Выпили еще раз за молчание.

– Вы лучше мечтайте, как я, – сказал Шотман, обнимая Федоровича. – Ухаживаю за тобой, как за девушкой из хорошей семьи. Свинство сидеть на цементе. Мне же трудно приспособляться к такому характеру, как ты, я старик. Дай десять тонн. Что я прошу – вагон?

Дверь раскрылась, вбежал молодой Валлеш.

– Слушайте, ранен Шлегель! – крикнул он, останавливаясь в дверях и несколько раз поклонившись всем от растерянности.

Все сразу заговорили, поднимаясь из-за стола и разводя руками.

– Товарищи командиры дивизий! Прошу ко мне в восемь ноль-ноль. – Винокуров взглянул на часы, покзывающие шесть, пошел в переднюю, к вешалке.

– Бюро в девять с половиной, – поднялся вслед за ним Михаил Семенович. – Быть только членам бюро, а Федоровичу и Зарецкому ехать к себе не откладывая. Ты тоже поезжай, – кивнул он Янкову. – Справимся без тебя.

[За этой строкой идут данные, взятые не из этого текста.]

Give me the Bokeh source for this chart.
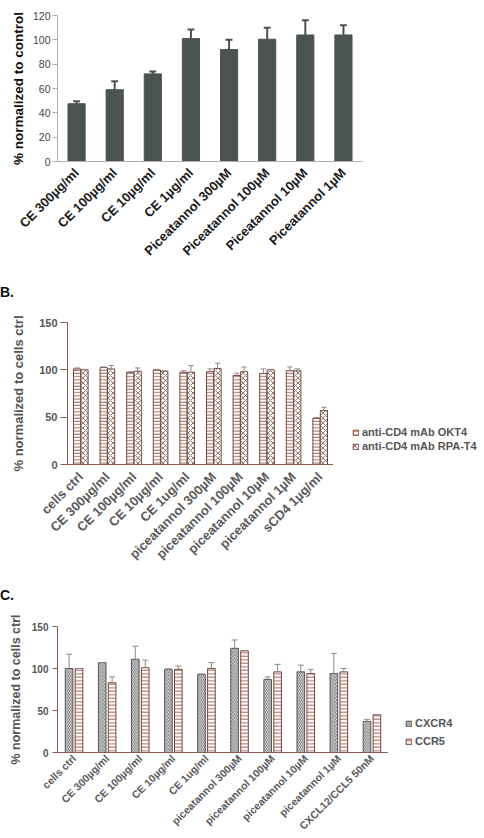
import math
from bokeh.plotting import figure
from bokeh.models import (FactorRange, Range1d, FixedTicker, ColumnDataSource,
                          Legend, LegendItem, Div)
from bokeh.transform import dodge
from bokeh.layouts import column, row
from bokeh.embed import file_html
from bokeh.resources import INLINE

FONT = "Liberation Sans"

# ---------------- Panel A data ----------------
cats_a = ["CE 300µg/ml", "CE 100µg/ml", "CE 10µg/ml", "CE 1µg/ml",
          "Piceatannol 300µM", "Piceatannol 100µM", "Piceatannol 10µM", "Piceatannol 1µM"]
vals_a = [47.5, 59, 72, 101, 92, 100.5, 104, 104]
err_a = [2, 7, 2, 7.5, 8, 9.5, 12, 8]
ticks_a = [0, 20, 40, 60, 80, 100, 120]

# ---------------- Panel B data ----------------
cats_b = ["cells ctrl", "CE 300µg/ml", "CE 100µg/ml", "CE 10µg/ml", "CE 1ug/ml",
          "piceatannol 300µM", "piceatannol 100µM", "piceatannol 10µM",
          "piceatannol 1µM", "sCD4 1µg/ml"]
okt4 = [101, 102.5, 97.5, 100, 97.5, 98, 94, 96, 99, 49]
okt4_err = [1, 0.5, 0.5, 0.5, 1.5, 3, 2.5, 5, 4, 0.5]
rpa = [100, 101, 98.5, 98.5, 97.5, 101.5, 98, 100, 99, 57]
rpa_err = [0.5, 3.5, 3.5, 0.5, 7, 5.5, 5, 0.5, 2, 3.5]
series_b = ["anti-CD4 mAb OKT4", "anti-CD4 mAb RPA-T4"]
ticks_bc = [0, 50, 100, 150]

# ---------------- Panel C data ----------------
cats_c = ["cells ctrl", "CE 300µg/ml", "CE 100µg/ml", "CE 10µg/ml", "CE 1ug/ml",
          "piceatannol 300µM", "piceatannol 100µM", "piceatannol 10µM",
          "piceatannol 1µM", "CXCL12/CCL5 50nM"]
cxcr4 = [100, 107, 111, 99, 93, 124, 87, 96, 94, 37]
cxcr4_err = [17, 0, 15.5, 0.5, 0.5, 10, 3, 8, 24, 2.5]
ccr5 = [100, 83, 101, 99, 100, 121, 96, 94, 96, 45]
ccr5_err = [0, 7, 9, 4, 7, 0.5, 9, 5, 4, 0]
series_c = ["CXCR4", "CCR5"]

AX_BROWN = "#8a5a4e"
STYLE_OKT4 = dict(fill_color="white", line_color="#7a4438", line_width=1,
                  hatch_pattern="horizontal_line", hatch_color="#a0645a",
                  hatch_scale=3.2, hatch_weight=1)
STYLE_RPA = dict(fill_color="white", line_color="#6e4c44", line_width=1,
                 hatch_pattern="diagonal_cross", hatch_color="#8a6a62",
                 hatch_scale=5, hatch_weight=0.9)
STYLE_CXCR4 = dict(fill_color="white", line_color="#555555", line_width=1,
                   hatch_pattern="left_diagonal_line", hatch_color="#6a6a6a",
                   hatch_scale=3.5, hatch_weight=0.9)
STYLE_CCR5 = dict(fill_color="white", line_color="#7a4438", line_width=1,
                  hatch_pattern="horizontal_line", hatch_color="#a0645a",
                  hatch_scale=3.5, hatch_weight=1)


def base_fig(cats, w, h, mbl, mbr, mbt, mbb, ymax, ticks):
    p = figure(x_range=FactorRange(factors=cats), y_range=Range1d(0, ymax),
               width=w, height=h, output_backend="svg", toolbar_location=None,
               min_border_left=mbl, min_border_right=mbr,
               min_border_top=mbt, min_border_bottom=mbb)
    p.outline_line_color = None
    p.grid.visible = False
    p.yaxis.ticker = FixedTicker(ticks=ticks)
    p.yaxis.minor_tick_line_color = None
    p.yaxis.major_tick_in = 0
    p.xaxis.major_tick_line_color = None
    p.xaxis.major_tick_in = 0
    p.xaxis.major_tick_out = 0
    p.xaxis.major_label_orientation = math.pi / 4
    for ax in (p.xaxis[0], p.yaxis[0]):
        ax.major_label_text_font = FONT
        ax.axis_label_text_font = FONT
    return p


def err_bars(p, src, xfield, off, half, color, width):
    p.segment(x0=dodge(xfield, off, range=p.x_range), y0="top",
              x1=dodge(xfield, off, range=p.x_range), y1="upper",
              source=src, line_color=color, line_width=width)
    p.segment(x0=dodge(xfield, off - half, range=p.x_range), y0="upper",
              x1=dodge(xfield, off + half, range=p.x_range), y1="upper",
              source=src, line_color=color, line_width=width)


def header(text, h, pad):
    return Div(text=f'<div style="padding-top:{pad}px;line-height:16px">{text}</div>',
               width=484, height=h, margin=(0, 0, 0, 0),
               styles={"font-family": FONT, "font-size": "14px",
                       "font-weight": "bold", "color": "#111111"})


def legend_fig(cats, w, h, ymax, labels, styles, sources, loc, spacing):
    p = figure(width=w, height=h, x_range=FactorRange(factors=cats),
               y_range=Range1d(0, ymax), output_backend="svg", toolbar_location=None,
               x_axis_location=None, y_axis_location=None,
               min_border_left=0, min_border_right=0, min_border_top=0, min_border_bottom=0)
    p.outline_line_color = None
    p.grid.visible = False
    items = []
    for lab, st, src in zip(labels, styles, sources):
        r = p.vbar(x="cat", top="top", width=0.3, source=src, visible=False, **st)
        items.append(LegendItem(label=lab, renderers=[r]))
    leg = Legend(items=items, location=loc, orientation="vertical",
                 glyph_width=7, glyph_height=7, label_height=10, label_standoff=3,
                 spacing=spacing, padding=0, margin=0, border_line_color=None,
                 background_fill_alpha=0,
                 label_text_font=FONT, label_text_font_size="11px",
                 label_text_font_style="bold", label_text_color="#555555")
    p.add_layout(leg)
    return p


# ================= Panel A =================
pa = base_fig(cats_a, 484, 270, 57, 122, 15, 109, 120, ticks_a)
src_a = ColumnDataSource(dict(cat=cats_a, top=vals_a,
                              upper=[v + e for v, e in zip(vals_a, err_a)]))
pa.vbar(x="cat", top="top", width=0.45, source=src_a,
        fill_color="#4a5351", line_color="#4a5351")
err_bars(pa, src_a, "cat", 0.0, 0.09, "#4a5351", 2)
pa.yaxis.axis_label = "% normalized to control"
pa.yaxis.axis_label_text_font_size = "13.5px"
pa.yaxis.axis_label_text_font_style = "bold"
pa.yaxis.axis_label_text_color = "#111111"
pa.yaxis.axis_label_standoff = 4
pa.yaxis.major_label_text_font_size = "10.5px"
pa.yaxis.major_label_text_color = "#444444"
pa.yaxis.major_label_standoff = 2
pa.yaxis.major_tick_out = 5
pa.yaxis.axis_line_color = "#b0b0b0"
pa.yaxis.major_tick_line_color = "#b0b0b0"
pa.xaxis.axis_line_color = "#b0b0b0"
pa.xaxis.major_label_text_font_size = "13px"
pa.xaxis.major_label_text_font_style = "bold"
pa.xaxis.major_label_text_color = "#1a1a1a"
pa.xaxis.major_label_standoff = 9

# ================= Panel B =================
hb = header("B.", 40, 14)
pb = base_fig(cats_b, 333, 268, 67, 0, 12, 114, 150, ticks_bc)
src_b1 = ColumnDataSource(dict(cat=cats_b, top=okt4,
                               upper=[v + e for v, e in zip(okt4, okt4_err)]))
src_b2 = ColumnDataSource(dict(cat=cats_b, top=rpa,
                               upper=[v + e for v, e in zip(rpa, rpa_err)]))
pb.vbar(x=dodge("cat", -0.14, range=pb.x_range), top="top", width=0.27,
        source=src_b1, **STYLE_OKT4)
pb.vbar(x=dodge("cat", 0.14, range=pb.x_range), top="top", width=0.27,
        source=src_b2, **STYLE_RPA)
err_bars(pb, src_b1, "cat", -0.14, 0.1, "#8a8a8a", 1)
err_bars(pb, src_b2, "cat", 0.14, 0.1, "#8a8a8a", 1)
pb.yaxis.axis_label = "% normalized to cells ctrl"
pb.yaxis.axis_label_text_font_size = "13px"
pb.yaxis.axis_label_text_font_style = "bold"
pb.yaxis.axis_label_text_color = "#555555"
pb.yaxis.axis_label_standoff = 10
pb.yaxis.major_label_text_font_size = "11px"
pb.yaxis.major_label_text_font_style = "bold"
pb.yaxis.major_label_text_color = "#555555"
pb.yaxis.major_label_standoff = 3
pb.yaxis.major_tick_out = 7
pb.yaxis.axis_line_color = AX_BROWN
pb.yaxis.major_tick_line_color = AX_BROWN
pb.xaxis.axis_line_color = AX_BROWN
pb.xaxis.major_label_text_font_size = "13px"
pb.xaxis.major_label_text_font_style = "bold"
pb.xaxis.major_label_text_color = "#5a5a5a"
pb.xaxis.major_label_standoff = 10
lb = legend_fig(cats_b, 151, 268, 150, series_b, [STYLE_OKT4, STYLE_RPA],
                [src_b1, src_b2], (19, 12), 2)

# ================= Panel C =================
hc = header("C.", 30, 9)
pc = base_fig(cats_c, 388, 230, 57, 0, 18, 83, 150, ticks_bc)
src_c1 = ColumnDataSource(dict(cat=cats_c, top=cxcr4,
                               upper=[v + e for v, e in zip(cxcr4, cxcr4_err)]))
src_c2 = ColumnDataSource(dict(cat=cats_c, top=ccr5,
                               upper=[v + e for v, e in zip(ccr5, ccr5_err)]))
pc.vbar(x=dodge("cat", -0.15, range=pc.x_range), top="top", width=0.23,
        source=src_c1, **STYLE_CXCR4)
pc.vbar(x=dodge("cat", 0.15, range=pc.x_range), top="top", width=0.23,
        source=src_c2, **STYLE_CCR5)
err_bars(pc, src_c1, "cat", -0.15, 0.09, "#8a8a8a", 1)
err_bars(pc, src_c2, "cat", 0.15, 0.09, "#8a8a8a", 1)
pc.yaxis.axis_label = "% normalized to cells ctrl"
pc.yaxis.axis_label_text_font_size = "12.5px"
pc.yaxis.axis_label_text_font_style = "bold"
pc.yaxis.axis_label_text_color = "#555555"
pc.yaxis.axis_label_standoff = 6
pc.yaxis.major_label_text_font_size = "10px"
pc.yaxis.major_label_text_font_style = "bold"
pc.yaxis.major_label_text_color = "#555555"
pc.yaxis.major_label_standoff = 4
pc.yaxis.major_tick_out = 5
pc.yaxis.axis_line_color = AX_BROWN
pc.yaxis.major_tick_line_color = AX_BROWN
pc.xaxis.axis_line_color = AX_BROWN
pc.xaxis.major_label_text_font_size = "10.5px"
pc.xaxis.major_label_text_font_style = "bold"
pc.xaxis.major_label_text_color = "#5a5a5a"
pc.xaxis.major_label_standoff = 4
lc = legend_fig(cats_c, 96, 230, 150, series_c, [STYLE_CXCR4, STYLE_CCR5],
                [src_c1, src_c2], (17, 5), 6)

layout = column(pa, hb, row(pb, lb, spacing=0), hc, row(pc, lc, spacing=0), spacing=0)
open("out.html", "w").write(file_html(layout, INLINE))
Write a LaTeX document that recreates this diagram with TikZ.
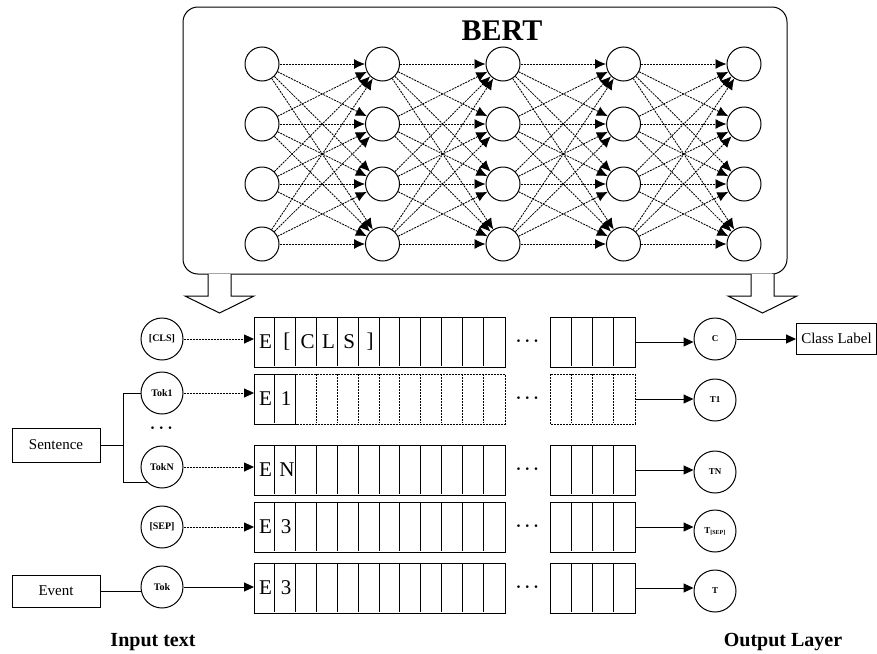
\documentclass[tikz,border=0pt]{standalone}
\usepackage{amsmath}
\usepackage{fontspec}
\setmainfont{Liberation Serif}
\usetikzlibrary{arrows.meta,calc}

\begin{document}
\begin{tikzpicture}[x=1pt,y=-1pt,line width=1pt,
  neuron/.style={circle,draw,minimum size=34pt,inner sep=0pt},
  tokc/.style={circle,draw,minimum size=42pt,inner sep=0pt,font=\bfseries\fontsize{10}{11}\selectfont},
  outc/.style={circle,draw,minimum size=42pt,inner sep=0pt,font=\bfseries\fontsize{9}{10}\selectfont},
  lbl/.style={draw,inner sep=0pt,font=\fontsize{15}{17}\selectfont},
  grp/.style={minimum height=49pt,inner sep=0pt,anchor=north west},
  dots/.style={dash pattern=on 2pt off 1pt,line width=0.85pt},
  tip/.style={-{Triangle[length=10pt,width=9pt]}},
  ntip/.style={-{Latex[length=11pt,width=10pt]}},
  big/.style={font=\fontsize{21}{23}\selectfont,inner sep=0pt},
  ell/.style={font=\fontsize{19}{19}\selectfont,inner sep=0pt},
  title/.style={font=\bfseries\fontsize{20}{22}\selectfont}
]
\useasboundingbox (0,0) rectangle (877,653);

% ---------- BERT block ----------
\node (bert) [draw,rounded corners=15pt,minimum width=604pt,minimum height=267pt,inner sep=0pt] at (485,140.5) {};
\node (bertlbl) [font=\bfseries\fontsize{30}{32}\selectfont] at (502,31) {BERT};

\foreach \c [count=\i] in {262,382.5,503,623.5,744}
  \foreach \r [count=\j] in {64,124,184,244}
    \node[neuron] (n\i\j) at (\c,\r) {};

\foreach \i/\k in {1/2,2/3,3/4,4/5}
  \foreach \j in {1,...,4}
    \foreach \l in {1,...,4}
      \draw[dots,ntip] (n\i\j) -- (n\k\l);

% ---------- hollow arrows below the block ----------
\draw[fill=white] (208,274) -- (208,296) -- (185,296) -- (219.5,313) -- (254,296) -- (231,296) -- (231,274);
\draw[fill=white] (751,274) -- (751,296) -- (728,296) -- (762.5,313) -- (797,296) -- (774,296) -- (774,274);

% ---------- embedding rows ----------
\foreach \y [count=\r] in {317,374,445,502,563} {
  \node[grp,minimum width=250pt] (g\r a) at (254,\y) {};
  \node[grp,minimum width=84pt] (g\r b) at (550,\y) {};
  \node[ell] (d\r) at (529,\y+24.5) {$\boldsymbol{\cdots}$};
}

% solid rows
\foreach \r in {1,3,4,5} {
  \draw (g\r a.north west) rectangle (g\r a.south east);
  \draw (g\r b.north west) rectangle (g\r b.south east);
  \foreach \k in {1,...,11}
    \draw ($(g\r a.north west)+(\k*20.8333,0)$) -- ++(0,49);
  \foreach \k in {1,2,3}
    \draw ($(g\r b.north west)+(\k*21,0)$) -- ++(0,49);
}

% row with dotted cells
\draw (g2a.north west) rectangle ($(g2a.south west)+(41.667,0)$);
\draw ($(g2a.north west)+(20.8333,0)$) -- ++(0,49);
\draw[dots] ($(g2a.north west)+(41.667,0)$) -- (g2a.north east) -- (g2a.south east) -- ($(g2a.south west)+(41.667,0)$);
\foreach \k in {3,...,11}
  \draw[dots] ($(g2a.north west)+(\k*20.8333,0)$) -- ++(0,49);
\draw[dots] (g2b.north west) rectangle (g2b.south east);
\foreach \k in {1,2,3}
  \draw[dots] ($(g2b.north west)+(\k*21,0)$) -- ++(0,49);

% letters in the first cells
\foreach \r/\t in {1/E,2/E,3/E,4/E,5/E}
  \node[big] at ($(g\r a.west)+(11.5,0)$) {\t};
\foreach \t [count=\k from 2] in {[,C,L,S,]}
  \node[big] at ($(g1a.west)+(\k*20.8333-10.4+1.5,0)$) {\t};
\node[big] at ($(g2a.west)+(32,0)$) {1};
\node[big] at ($(g3a.west)+(33,0)$) {N};
\node[big] at ($(g4a.west)+(32,0)$) {3};
\node[big] at ($(g5a.west)+(32,0)$) {3};

% ---------- input side ----------
\node[tokc] (cls) at (162,339) {[CLS]};
\node[tokc] (tok1) at (162,393) {Tok1};
\node[ell] (vd) at (163,428) {$\boldsymbol{\cdots}$};
\node[tokc] (tokN) at (162,467) {TokN};
\node[tokc] (sep) at (162,527) {[SEP]};
\node[tokc] (tok) at (162,587) {Tok};

\node[lbl,minimum width=88pt,minimum height=34pt] (sent) at (56,445) {Sentence};
\node[lbl,minimum width=88pt,minimum height=32pt] (event) at (56,591) {Event};

\coordinate (jn) at (123,445);
\draw (sent.east) -- (jn);
\draw (jn) |- (tok1.west);
\draw (jn) |- (tokN.225);
\draw (event.east) -- (event.east -| tok.west);

\draw[dots,tip] (cls.east) -- (cls.east -| g1a.west);
\draw[dots,tip] (tok1.east) -- (tok1.east -| g2a.west);
\draw[dots,tip] (tokN.east) -- (tokN.east -| g3a.west);
\draw[dots,tip] (sep.east) -- (sep.east -| g4a.west);
\draw[tip] (tok.east) -- (tok.east -| g5a.west);

% ---------- output side ----------
\node[outc] (oc) at (715,339) {C};
\node[outc] (o1) at (715,400) {T1};
\node[outc] (oN) at (715,472) {TN};
\node[outc] (os) at (715,531) {T\textsubscript{[SEP]}};
\node[outc] (ot) at (715,591) {T};

\draw[tip] (g1b.east) -- (g1b.east -| oc.west);
\draw[tip] (g2b.east) -- (g2b.east -| o1.west);
\draw[tip] (g3b.east) -- (g3b.east -| oN.west);
\draw[tip] (g4b.east) -- (g4b.east -| os.west);
\draw[tip] (g5b.east) -- (g5b.east -| ot.west);

\node[lbl,minimum width=80pt,minimum height=31pt] (cl) at (836.5,338.5) {Class Label};
\draw[tip] (oc.east) -- (oc.east -| cl.west);

% ---------- captions ----------
\node[title] (intext) at (153,642) {Input text};
\node[title] (outlay) at (783,642) {Output Layer};
\end{tikzpicture}
\end{document}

– Чорт с тобой, дам, – шепнул Федорович, хватая Шотмана за рукав. – Зайди ко мне после обеда.

– Кто ранил-то? – крикнула Ольга и быстро побежала через всю комнату, что-то ища и все время спрашивая: – Ну, кто же ранил, кто это сделал?

Валлеш молчал. Никто не повторил ольгиного вопроса, и все гурьбой спустились на улицу.

– Когда теперь увидимся? – спросил Зарецкий Янкова, прощаясь у подъезда.

– Годика через два. Ты куда?

– Опять на север.

– Ну-ну, там, может быть, и увидимся. На стройку триста сорок семь?

– На стройку, да. Привет Шлегелю!

– Пока, старики!

– Пока, товарищи. Привет Шлегелю!

В пустой квартире остались Ольга и Луза. С улицы в раскрытые окна бойко шла сырость, и чья-то метла уныло скребла на мостовой гнетущую тишину городского утра.

– А у меня на переднем плане такая тишина, аж часы останавливаются, – сказал Луза, разводя руками.